Tuesday 17th November, 2009

 

Dr John O’Connell (Cardiff University)

 

Music in Moderation:

Music and Identity among Jews in Istanbul (1923-1938)

 

Dr O’Connell is a graduate of Oxford University, the Guildhall School of Music & Drama and the University of California (Los Angeles) where he completed his PhD in ethnomusicology on Turkish music. He has taught ethnomusicology at Otago University and the University of Limerick, having held a number of visiting positions at The Queen’s University of Belfast and Brown University, amongst others.
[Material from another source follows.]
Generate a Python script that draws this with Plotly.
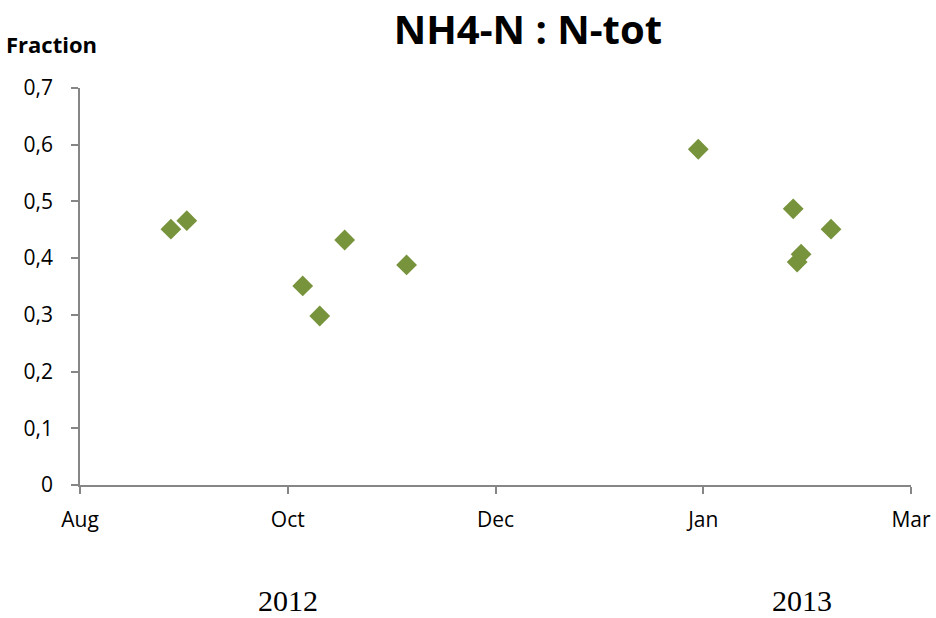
import plotly.graph_objects as go

# x positions expressed on the chart's month-tick scale (Aug=0, Oct=1, Dec=2, Jan=3, Mar=4)
x_pos = [0.4375, 0.514, 1.072, 1.154, 1.274, 1.572, 2.976, 3.433, 3.452, 3.471, 3.615]
fraction = [0.451, 0.466, 0.351, 0.298, 0.432, 0.388, 0.592, 0.487, 0.393, 0.407, 0.451]

tick_vals = [0, 1, 2, 3, 4]
tick_labels = ["Aug", "Oct", "Dec", "Jan", "Mar"]
y_ticks = [0, 0.1, 0.2, 0.3, 0.4, 0.5, 0.6, 0.7]
y_labels = ["0", "0,1", "0,2", "0,3", "0,4", "0,5", "0,6", "0,7"]
years = ["2012", "2013"]
year_pos = [1.0, 3.476]

font = "Open Sans, Lato, sans-serif"
axis_col = "#868686"

fig = go.Figure(go.Scatter(
    x=x_pos, y=fraction, mode="markers",
    marker=dict(symbol="diamond", size=16, color="#77933C"),
    showlegend=False,
))

fig.update_layout(
    width=936, height=618,
    margin=dict(l=80, r=25, t=88, b=133, autoexpand=False),
    plot_bgcolor="white", paper_bgcolor="white",
    title=dict(text="<b>NH4-N : N-tot</b>", x=0.564, xanchor="center", y=0.952, yanchor="middle",
               font=dict(family=font, size=40, color="black")),
    xaxis=dict(range=[0, 4], tickmode="array", tickvals=tick_vals, ticktext=tick_labels,
               automargin=False,
               showgrid=False, zeroline=False, showline=True, linecolor=axis_col, linewidth=1.5,
               ticks="outside", ticklen=7, tickcolor=axis_col, tickwidth=1.5,
               ticklabelstandoff=8,
               tickfont=dict(family=font, size=21, color="black")),
    yaxis=dict(range=[0, 0.7], tickmode="array", tickvals=y_ticks, ticktext=y_labels,
               automargin=False,
               showgrid=False, zeroline=False, showline=True, linecolor=axis_col, linewidth=1.5,
               ticks="outside", ticklen=7, tickcolor=axis_col, tickwidth=1.5,
               ticklabelstandoff=14,
               tickfont=dict(family=font, size=21, color="black")),
    annotations=[
        dict(text="<b>Fraction</b>", xref="paper", yref="paper", x=-0.092, y=1.112,
             xanchor="left", yanchor="middle", showarrow=False,
             font=dict(family=font, size=22, color="black")),
    ] + [
        dict(text=t, x=p, xref="x", yref="paper", y=-0.292, yanchor="middle",
             showarrow=False, font=dict(family="Liberation Serif, Times New Roman, serif", size=30, color="black"))
        for t, p in zip(years, year_pos)
    ],
)

fig.write_html("out.html", config={"displayModeBar": False},
               post_script="document.body.style.margin='0';")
His publications concern in principle the musical traditions of the Islamic world. He is co-editor of Music in Conflict: Ethnomusicological Perspectives (Illinois UP, forthcoming) and author of many articles on Middle Eastern topics. He is at present completing a book on the alaturka phenomenon in Turkey and publishing a monograph on the madoh tradition in Tajikistan. His research interests also include the traditional music of Europe and he is currently editing a collection of relevant essays for Scarecrow Press concerning the place of ethnomusicology in different European nation states.